There are reforms which need to be gradually, wisely and quickly held. It is time for them to be scheduled for the generations to come and the youth the president spoke about. And to achieve a sustainable human and economic development, to build a state of the law and institutions, with the establishment of equal and sole citizenship. Otherwise, residents of this country will face from time to time what causes more wounds, making them defend themselves and their existence from fellow citizens entrenched in the other party seeking foreign support, especially as the conflict is fed by sectarianism which is used by political leaders to protect their interests. They even seek foreign intervention whenever possible to bolster positions.
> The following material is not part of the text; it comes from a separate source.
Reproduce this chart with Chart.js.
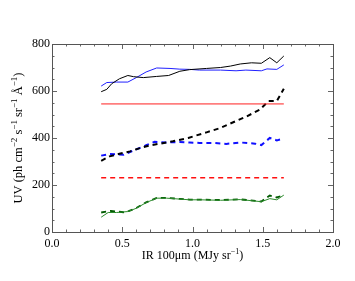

These foreign powers benefit from them through imposing their interventions and achieve their schemes of fragmentation and divide the region according to their geostrategic targets and economic greed.

 

In the end, regardless of the anti- or pro-resistance slogans, there should be a Lebanese defense system based on cooperation between army and resistance, as it is the natural response to the superior armament of the southern neighbor that occupied the Palestinian territories and turned the military force into a main determiner to the future of the region. In an age that witnessed the retreat of those supporting creative chaos without the retreat of the possible destructive chaos. This requires the army and resistance to be aware of the idea that weapons is not an element in the internal political conflict and that civil resistance allows all parties to peacefully express and defend their views and programs.

 

Also, another problem of the sectarian plague that preceded the Lebanese resistance and Civil War is that there are some who try to link between resistance and sectarianism, mainly for shortsighted political purposes. Although what happened and is still happening in Lebanon is not a doctrinal, religiously based conflict between Ja'fari and Sunnis on how to conduct personal affairs. It is rather a political view to the region and the world. As the idea of keeping away from Western powers is felt in a pro-Shiite sect camp, we should remind that this very idea was spearheaded- in the age of Syrian-Egyptian unity by a pro-Sunni sect camp. In both cases, the conflict and the situation exceeded sectarian limits to make clear that we are facing disagreement over situations, not in sects.

 

Lebanon is today at the crossroads of huge changes and radical options that require rejecting sectarian thought, given that canceling sectarianism does not mean canceling this sect or that doctrine. This requires also agreeing on rational and civil solutions for its future, solutions that exceed legacies of the past and conform to the current stage and challenges of globalization. There is a need- more than any time before- to necessarily build a modern democratic state that sees the Lebanese as equals, regardless of sectarian affiliations. There is a need to stop this regime from remaining sectarian or related to foreign powers.